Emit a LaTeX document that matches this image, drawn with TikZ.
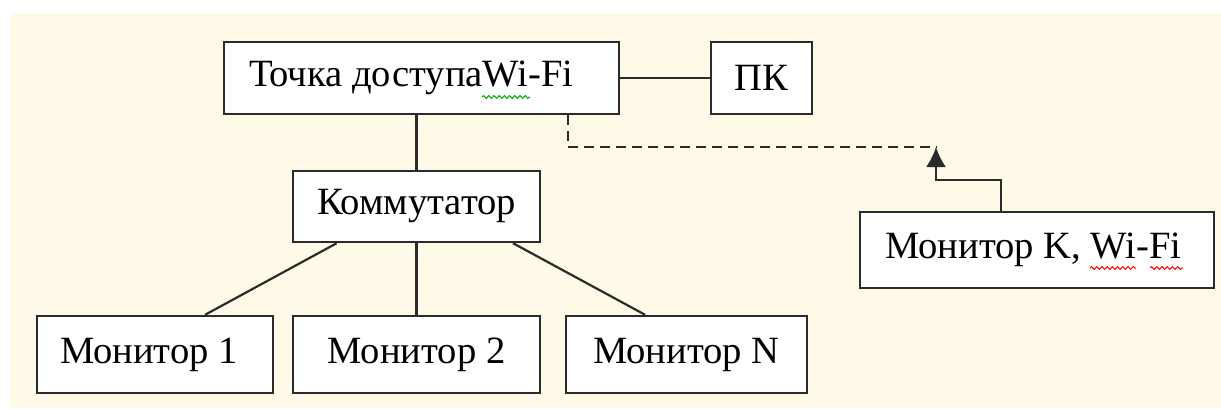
\documentclass[tikz,border=0pt]{standalone}
\usepackage{fontspec}
\setmainfont{Liberation Serif}
\usetikzlibrary{arrows.meta,calc,decorations.pathmorphing}
\definecolor{cream}{HTML}{FFFAE8}
\definecolor{edge}{HTML}{2B2B2B}

\begin{document}
\begin{tikzpicture}[x=0.5pt,y=-0.5pt,
  box/.style={rectangle, draw=edge, line width=1.2pt, fill=white, inner sep=0pt,
    font=\fontsize{19.3}{22}\selectfont},
  wire/.style={draw=edge, line width=1.1pt},
  squig/.style={decorate, decoration={snake, amplitude=0.7pt, segment length=2.6pt},
    line width=0.5pt}]
\useasboundingbox (0,0) rectangle (1221,408);
\fill[cream] (10,13) rectangle (1221,408);
% access point and pc
\node[box, minimum width=197.5pt, minimum height=36pt, text width=172.5pt,
  inner xsep=12.5pt, align=flush left] (ap) at (421.5,78) {Точка доступаWi-Fi};
\node[box, minimum width=50.5pt, minimum height=36pt] (pc) at (761.5,78) {ПК};
\draw[wire](ap) -- (pc);
% switch and wired monitors
\node[box, minimum width=123.5pt, minimum height=35.5pt] (sw) at (416.5,206.5) {Коммутатор};
\draw[wire](sw.north) -- (sw.north |- ap.south);
\node[box, minimum width=118pt, minimum height=38.5pt, text width=95pt, align=flush left,
  inner xsep=11.5pt] (mon1) at (155,354.5) {Монитор 1};
\node[box, minimum width=123.5pt, minimum height=38.5pt] (mon2) at (416.5,354.5) {Монитор 2};
\node[box, minimum width=120.5pt, minimum height=38.5pt] (monN) at (686.5,354.5) {Монитор N};
\draw[wire]($(sw.south west)!.18!(sw.south east)$) -- ($(mon1.north west)!.71!(mon1.north east)$);
\draw[wire](sw.south) -- (mon2.north);
\draw[wire]($(sw.south west)!.887!(sw.south east)$) -- ($(monN.north west)!.33!(monN.north east)$);
% wireless monitor
\node[box, minimum width=177pt, minimum height=38pt, text width=152pt, align=flush left,
  inner xsep=12.5pt] (monK) at (1037,250) {Монитор K, Wi-Fi};
\coordinate (tip) at (936,147);
\coordinate (bend) at (936,180);
\draw[wire, dash pattern=on 5pt off 3pt]($(ap.south west)!.868!(ap.south east)$) |- (tip);
\draw[wire, -{Latex[length=10pt,width=10pt]}]($(monK.north west)!.398!(monK.north east)$) |- (bend) -- (tip);
% spelling marks
\draw[squig, green!65!black] (482,97) -- (530,97);
\draw[squig, red] (1090,268) -- (1136,268);
\draw[squig, red] (1150,268) -- (1183,268);
\end{tikzpicture}
\end{document}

——————————

WHAT IS NEEDED ::
All of the material above is to be copied exactly, except for its images.

ANSWER TO THIS EXERCISE ::
Emit a LaTeX document that matches this image, drawn with TikZ.
\documentclass[tikz,border=0pt]{standalone}
\usepackage{fontspec}
\setmainfont{Liberation Serif}
\usetikzlibrary{arrows.meta,calc,decorations.pathmorphing}
\definecolor{cream}{HTML}{FFFAE8}
\definecolor{edge}{HTML}{2B2B2B}

\begin{document}
\begin{tikzpicture}[x=0.5pt,y=-0.5pt,
  box/.style={rectangle, draw=edge, line width=1.2pt, fill=white, inner sep=0pt,
    font=\fontsize{19.3}{22}\selectfont},
  wire/.style={draw=edge, line width=1.1pt},
  squig/.style={decorate, decoration={snake, amplitude=0.7pt, segment length=2.6pt},
    line width=0.5pt}]
\useasboundingbox (0,0) rectangle (1221,408);
\fill[cream] (10,13) rectangle (1221,408);
% access point and pc
\node[box, minimum width=197.5pt, minimum height=36pt, text width=172.5pt,
  inner xsep=12.5pt, align=flush left] (ap) at (421.5,78) {Точка доступаWi-Fi};
\node[box, minimum width=50.5pt, minimum height=36pt] (pc) at (761.5,78) {ПК};
\draw[wire](ap) -- (pc);
% switch and wired monitors
\node[box, minimum width=123.5pt, minimum height=35.5pt] (sw) at (416.5,206.5) {Коммутатор};
\draw[wire](sw.north) -- (sw.north |- ap.south);
\node[box, minimum width=118pt, minimum height=38.5pt, text width=95pt, align=flush left,
  inner xsep=11.5pt] (mon1) at (155,354.5) {Монитор 1};
\node[box, minimum width=123.5pt, minimum height=38.5pt] (mon2) at (416.5,354.5) {Монитор 2};
\node[box, minimum width=120.5pt, minimum height=38.5pt] (monN) at (686.5,354.5) {Монитор N};
\draw[wire]($(sw.south west)!.18!(sw.south east)$) -- ($(mon1.north west)!.71!(mon1.north east)$);
\draw[wire](sw.south) -- (mon2.north);
\draw[wire]($(sw.south west)!.887!(sw.south east)$) -- ($(monN.north west)!.33!(monN.north east)$);
% wireless monitor
\node[box, minimum width=177pt, minimum height=38pt, text width=152pt, align=flush left,
  inner xsep=12.5pt] (monK) at (1037,250) {Монитор K, Wi-Fi};
\coordinate (tip) at (936,147);
\coordinate (bend) at (936,180);
\draw[wire, dash pattern=on 5pt off 3pt]($(ap.south west)!.868!(ap.south east)$) |- (tip);
\draw[wire, -{Latex[length=10pt,width=10pt]}]($(monK.north west)!.398!(monK.north east)$) |- (bend) -- (tip);
% spelling marks
\draw[squig, green!65!black] (482,97) -- (530,97);
\draw[squig, red] (1090,268) -- (1136,268);
\draw[squig, red] (1150,268) -- (1183,268);
\end{tikzpicture}
\end{document}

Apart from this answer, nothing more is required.